What are the next steps?

BOEM's flowchart for the offshore wind permitting and review process.

While the call is a big step forward, it is just one of many steps that must be taken before any leases are issued or any wind turbines can be constructed. After the call is issued tomorrow, there will be a 60-day comment period, then months of work for BOEM, incorporating public feedback while continuing stakeholder outreach and conducting environmental reviews.

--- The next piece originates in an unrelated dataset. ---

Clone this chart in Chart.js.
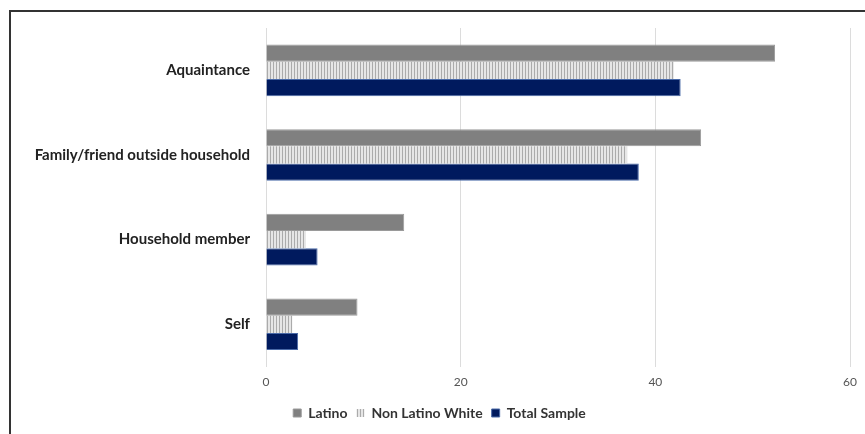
<!DOCTYPE html>
<html>
<head>
<meta charset="utf-8">
<script src="https://cdn.jsdelivr.net/npm/chart.js@4/dist/chart.umd.min.js"></script>
<style>
  html, body { margin: 0; padding: 0; background: #fff; }
  #wrap { position: relative; width: 865px; height: 434px; }
  #frame { position: absolute; left: 9px; top: 10px; right: -5px; bottom: -5px;
           border-top: 2px solid #333; border-left: 2px solid #333; }
  #c { position: absolute; left: 0; top: 0; }
</style>
</head>
<body>
<div id="wrap">
  <div id="frame"></div>
  <canvas id="c" width="865" height="434"></canvas>
</div>
<script>
var categories = ["Aquaintance", "Family/friend outside household", "Household member", "Self"];
var latino = [52.3, 44.7, 14.2, 9.4];
var nonLatinoWhite = [41.9, 37.1, 4.1, 2.7];
var totalSample = [42.6, 38.3, 5.3, 3.3];
var xTicks = [0, 20, 40, 60];

// vertical stripe fill for the Non Latino White bars
function stripes() {
  var p = document.createElement('canvas');
  p.width = 3; p.height = 3;
  var g = p.getContext('2d');
  g.fillStyle = '#e6e6e6'; g.fillRect(0, 0, 3, 3);
  g.fillStyle = '#ababab'; g.fillRect(0, 0, 1, 3);
  return g.createPattern(p, 'repeat');
}
var nlwFill = stripes();

var ctx = document.getElementById('c');
var chart = new Chart(ctx, {
  type: 'bar',
  data: {
    labels: categories,
    datasets: [
      { label: 'Latino', data: latino, backgroundColor: '#808080', borderColor: '#9a9a9a', borderWidth: 1 },
      { label: 'Non Latino White', data: nonLatinoWhite, backgroundColor: nlwFill, borderWidth: 0 },
      { label: 'Total Sample', data: totalSample, backgroundColor: '#001a5e', borderColor: '#4a6aa8', borderWidth: 1 }
    ]
  },
  options: {
    indexAxis: 'y',
    responsive: false,
    animation: false,
    layout: { padding: { left: 28, right: 14, top: 28, bottom: 4 } },
    datasets: { bar: { categoryPercentage: 0.61, barPercentage: 1 } },
    scales: {
      x: {
        min: 0, max: 60,
        afterBuildTicks: function(axis) {
          axis.ticks = xTicks.map(function(v){ return { value: v }; });
        },
        grid: { color: '#dcdcdc', drawTicks: false },
        border: { display: false },
        ticks: { color: '#555', padding: 8, font: { family: 'Lato', size: 12 } }
      },
      y: {
        grid: { display: false, drawTicks: false },
        border: { display: false },
        afterFit: function(axis) { axis.width = 238; },
        ticks: { color: '#222', padding: 16, font: { family: 'Lato', size: 15, weight: 'bold' } }
      }
    },
    plugins: {
      legend: {
        position: 'bottom',
        labels: {
          boxWidth: 8, boxHeight: 8, padding: 9,
          color: '#333',
          font: { family: 'Lato', size: 14, weight: 'bold' }
        }
      },
      tooltip: { enabled: false }
    }
  }
});
</script>
</body>
</html>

Next, BOEM will issue an area identification, which will further narrow in on which areas may be able to be leased, followed by the publication of a draft Environmental Assessment. The draft EA will have a comment period followed by months of BOEM incorporating public comments and revising the EA accordingly before they issue a final EA. If the EA finds no significant impact, only then, can a lease sale be scheduled. If a developer claims a lease, they still are not allowed to begin construction until an entirely separate permitting and environmental review process takes place. It is expected that the developer will take a few years to take site assessments and gather onsite data before submitting a Construction and Operations Plan, which lays out the proposed construction plan and triggers another environmental review. All told, we are still many months and multiple comment periods away from any lease issuance and years away from any potential construction.

While we are still many months away from reaping the benefit of offshore wind in South Carolina, given the huge wind resource we have, along with its great economic and environmental benefits, SACE welcomes this development that is critical to realizing the potential of offshore wind. We are eager to continue working alongside local, state, and federal groups to help site offshore wind farms in the most responsible and economic areas.